Fakat şu ana kadarki gelişmeler Trump’ın Kuzey Irak’ı ve Kuzey Suriye’yi İran’a “çatışma görüntüsü” altında, aşamalı bir şekilde vermeye çalıştığını gösteriyor. İsrail’e yönelik en ufak bir gelişme söz konusu değil.
Bu arada DMO’ya bağlı Besic güçlerinin astığı posterde eksik olan bir ifadeyi de biz ekleyelim: “Bush bize (İran’a) ayrıca Afganistan’ı da verdi.”
Bunu niye yazmamışlar, açıkçası anlayamadım (!)
Diğer taraftan burada “hangi İran” sorusunu akıllara getiren bir başka açıklamayı da eklemeden geçmeyelim. Zira bu açıklama Ayetullah Ali Hamaney’in Başdanışmanı Ali Ekber Velayeti’nin “ABD ya Fırat’ın doğusundan kendi istekleriyle çıkar ya da biz kovarız.” sözlerinin içindeki gizli/dolaylı mesajdan çok daha farklı.
Velayeti’nin açıklamasından bir gün sonra (takip edebildiğim kadarıyla) İran Dışişleri Bakanlığı Sözcüsü Kasımi Ankara’yı rahatlatmayı hedeflediği anlaşılan bir açıklama yapıyor ve aynen şu ifadeleri kullanıyor: “Türkiye ile ilişkilerimiz önceki yıllara göre daha iyi bir seviyeye geldi.
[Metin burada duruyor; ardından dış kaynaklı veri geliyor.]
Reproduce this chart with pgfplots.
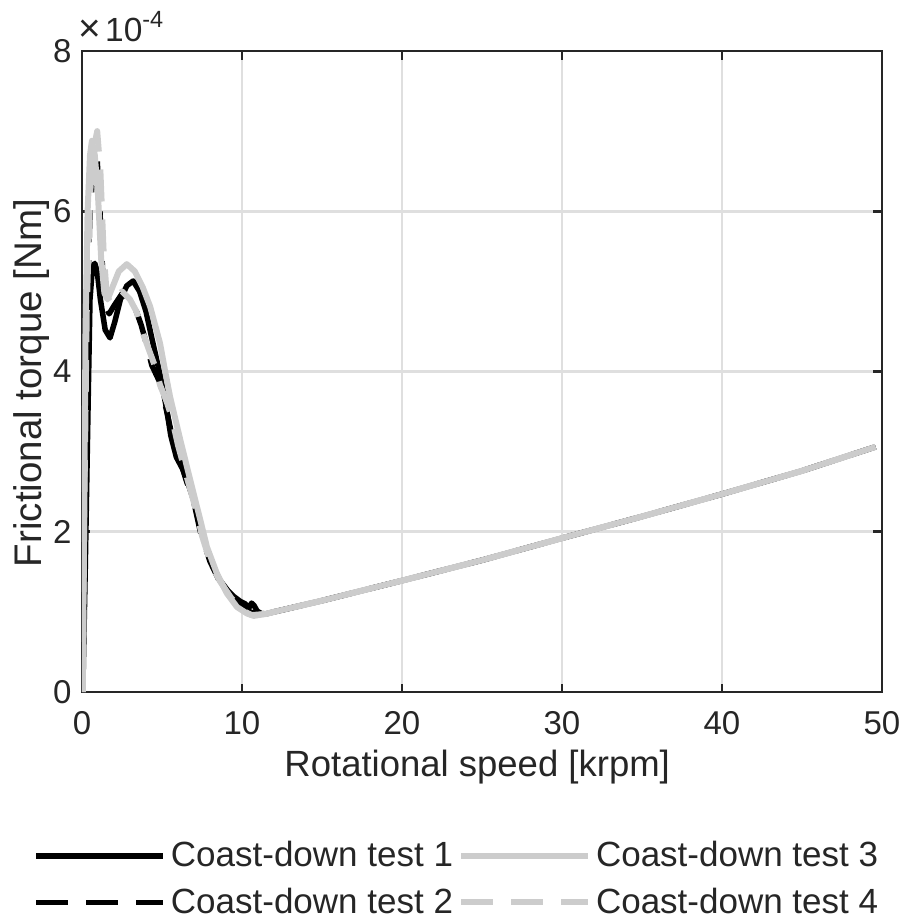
\documentclass[border=0pt]{standalone}
\usepackage{pgfplots}
\pgfplotsset{compat=1.18}
\usepackage{fontspec}
\setmainfont{Liberation Sans}
\definecolor{axgray}{rgb}{0.15,0.15,0.15}
\definecolor{gridgray}{RGB}{223,223,223}
\definecolor{lgray}{RGB}{204,204,204}
\begin{document}
\begin{tikzpicture}
\path[use as bounding box] (-32.8pt,-91.2pt) rectangle (330.8pt,276.8pt);
\begin{axis}[
  scale only axis, width=320pt, height=256.4pt,
  at={(0pt,0pt)}, anchor=south west,
  xmin=0, xmax=50, ymin=0, ymax=8e-4,
  xtick={0,10,20,30,40,50},
  ytick={0,2e-4,4e-4,6e-4,8e-4},
  scaled y ticks=base 10:4,
  ytick scale label code/.code={\fontsize{13.4}{15}\selectfont{\fontsize{15.5}{15}\selectfont ×}\kern0.12em 10\textsuperscript{#1}},
  every y tick scale label/.style={at={(rel axis cs:0,1)}, anchor=base west, inner sep=0pt, xshift=2.4pt, yshift=4pt, text=axgray},
  /pgf/number format/assume math mode=true,
  tick label style={font=\fontsize{13.2}{15}\selectfont, text=axgray},
  xticklabel style={inner sep=0pt, anchor=north, yshift=-7.6pt},
  yticklabel style={inner sep=0pt, anchor=east, xshift=-4pt},
  tick align=inside,
  major tick length=3.4pt,
  every tick/.style={axgray, line width=1.1pt},
  axis line style={axgray, line width=1.1pt},
  grid=major,
  major grid style={gridgray, line width=1.1pt},
  xlabel={Rotational speed [krpm]},
  ylabel={Frictional torque [Nm]},
  xlabel style={font=\fontsize{14.6}{17}\selectfont, text=axgray, at={(rel axis cs:0.494,0)}, anchor=center, yshift=-30.2pt},
  ylabel style={font=\fontsize{15.4}{18}\selectfont, text=axgray, at={(rel axis cs:0,0.482)}, anchor=center, yshift=20pt},
  legend columns=2,
  transpose legend,
  legend cell align=left,
  legend image code/.code={\draw[#1] (0pt,0pt) -- (50.8pt,0pt);},
  legend style={at={(rel axis cs:-0.0613,-0.2248)}, anchor=north west, draw=none, fill=none, inner sep=0pt,
    font=\fontsize{14}{16}\selectfont, text=axgray, row sep=2.8pt,
    /tikz/every even column/.append style={column sep=0pt}},
  every axis plot/.append style={line join=round},
]
\addplot[black, line width=2.2pt] coordinates {
(0.05,0) (0.2,1.5e-4) (0.4,3.8e-4) (0.5,4.9e-4) (0.65,5.3e-4) (0.8,5.35e-4) (0.95,5.25e-4)
(1.15,4.9e-4) (1.45,4.52e-4) (1.75,4.42e-4) (2.05,4.62e-4) (2.4,4.9e-4) (2.8,5.07e-4)
(3.2,5.13e-4) (3.6,5.0e-4) (4.0,4.75e-4) (4.36,4.42e-4) (4.9,3.94e-4) (5.3,3.52e-4)
(5.55,3.2e-4) (5.9,2.93e-4) (6.3,2.78e-4) (6.6,2.62e-4) (6.97,2.40e-4) (7.4,2.06e-4)
(8.0,1.65e-4) (8.6,1.40e-4) (9.1,1.27e-4) (9.5,1.19e-4) (9.9,1.13e-4) (10.2,1.10e-4)
(10.4,1.04e-4) (10.6,1.11e-4) (10.75,1.08e-4) (10.95,1.01e-4) (11.2,0.98e-4)
(11.5,0.975e-4) (12,1.00e-4) (15,1.14e-4) (20,1.39e-4) (25,1.645e-4) (30,1.92e-4)
(35,2.19e-4) (40,2.47e-4) (45,2.76e-4) (49.6,3.06e-4)
};
\addlegendentry{Coast-down test 1}
\addplot[black, line width=2.2pt, dash pattern=on 12.8pt off 7.2pt] coordinates {
(0.05,0) (0.15,2.2e-4) (0.3,4.6e-4) (0.5,6.0e-4) (0.7,6.5e-4) (0.92,6.74e-4) (1.1,6.1e-4)
(1.3,5.2e-4) (1.5,4.8e-4) (1.7,4.72e-4) (2.0,4.82e-4) (2.5,4.97e-4) (3.0,4.9e-4)
(3.4,4.75e-4) (3.7,4.58e-4) (3.94,4.41e-4) (4.36,4.08e-4) (4.9,3.85e-4) (5.3,3.5e-4)
(5.6,3.22e-4) (6.0,2.98e-4) (6.5,2.65e-4) (7.0,2.36e-4) (7.4,2.0e-4) (8.0,1.63e-4)
(8.6,1.38e-4) (9.3,1.2e-4) (10.0,1.08e-4) (10.5,1.0e-4) (11.0,0.97e-4)
(11.5,0.975e-4) (12,1.00e-4) (15,1.14e-4) (20,1.39e-4) (25,1.645e-4) (30,1.92e-4)
(35,2.19e-4) (40,2.47e-4) (45,2.76e-4) (49.6,3.06e-4)
};
\addlegendentry{Coast-down test 2}
\addplot[lgray, line width=2.4pt] coordinates {
(0.05,0) (0.15,2.5e-4) (0.22,4.5e-4) (0.35,6.0e-4) (0.5,6.7e-4) (0.62,6.88e-4) (0.8,6.7e-4)
(1.0,6.2e-4) (1.2,5.4e-4) (1.4,4.98e-4) (1.6,4.9e-4) (1.9,5.05e-4) (2.3,5.25e-4)
(2.8,5.34e-4) (3.3,5.25e-4) (3.8,5.05e-4) (4.26,4.81e-4) (4.88,4.35e-4) (5.2,4.0e-4)
(5.51,3.68e-4) (6.14,3.15e-4) (6.76,2.65e-4) (7.39,2.15e-4) (7.81,1.81e-4) (8.43,1.48e-4)
(9.06,1.23e-4) (9.69,1.06e-4) (10.31,0.98e-4) (10.73,0.95e-4)
(11.5,0.975e-4) (12,1.00e-4) (15,1.14e-4) (20,1.39e-4) (25,1.645e-4) (30,1.92e-4)
(35,2.19e-4) (40,2.47e-4) (45,2.76e-4) (49.6,3.06e-4)
};
\addlegendentry{Coast-down test 3}
\addplot[lgray, line width=2.4pt, dash pattern=on 12.8pt off 7.2pt] coordinates {
(0.05,0) (0.15,2.4e-4) (0.3,4.8e-4) (0.5,6.2e-4) (0.7,6.75e-4) (0.95,7.0e-4) (1.15,6.5e-4)
(1.35,5.5e-4) (1.55,4.95e-4) (1.8,4.85e-4) (2.1,4.92e-4) (2.5,5.0e-4) (3.0,4.9e-4)
(3.4,4.75e-4) (3.84,4.46e-4) (4.57,4.06e-4) (4.88,3.83e-4) (5.3,3.62e-4) (5.62,3.42e-4)
(6.0,3.08e-4) (6.5,2.72e-4) (7.18,2.23e-4) (7.5,1.95e-4) (8.0,1.63e-4) (8.6,1.39e-4)
(9.3,1.18e-4) (10.0,1.02e-4) (10.6,0.96e-4)
(11.5,0.975e-4) (12,1.00e-4) (15,1.14e-4) (20,1.39e-4) (25,1.645e-4) (30,1.92e-4)
(35,2.19e-4) (40,2.47e-4) (45,2.76e-4) (49.6,3.06e-4)
};
\addlegendentry{Coast-down test 4}
\end{axis}
\end{tikzpicture}
\end{document}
Geçen yıllardaki yanlış anlaşılmalar azaltıldı. Hâlihazırda Türkiye ile çok yakın ilişkilere sahibiz.”
Buradaki kilit ifade hiç kuşkusuz “yanlış anlaşılmalar”. Başdanışman Velayeti’nin bol soru işaretli, endişeye/kuşkuya fazlasıyla yol açan açıklaması sonrası müthiş bir zamanlama ile karşı karşıyayız.
Şöyle ki… İran’ın Ruhani lideri Ayetullah Ali Hamaney›in Başdanışmanı Ali Ekber Velayeti ve DMO sonrası sistemin içindeki bir başka kanat adeta Türkiye’ye bir yanlış anlaşılma olmasın demeye çalışıyor. Eğer durum gerçekten böyle ise hem İran’ın hem de Türkiye-İran ilişkilerinin durumu hiç de kolay değil.
Evet, İran’ı anlamak gerçekten zor! Daha önceki yazılarımdan birinde de belirttiğim gibi, İran’ın gücü (belki de en zayıf yönü) buradan kaynaklanıyor.
Bu arada, tüm bunlar yaşanırken bir Rus uçağı düşürülüyor ve Türk Silahlı Kuvvetleri’ne ait bir tank da vuruluyor. Anlaşılan o ki, zemin halen çok kaygan ve “ittifaklar” ilişkisi fazlasıyla kaypak!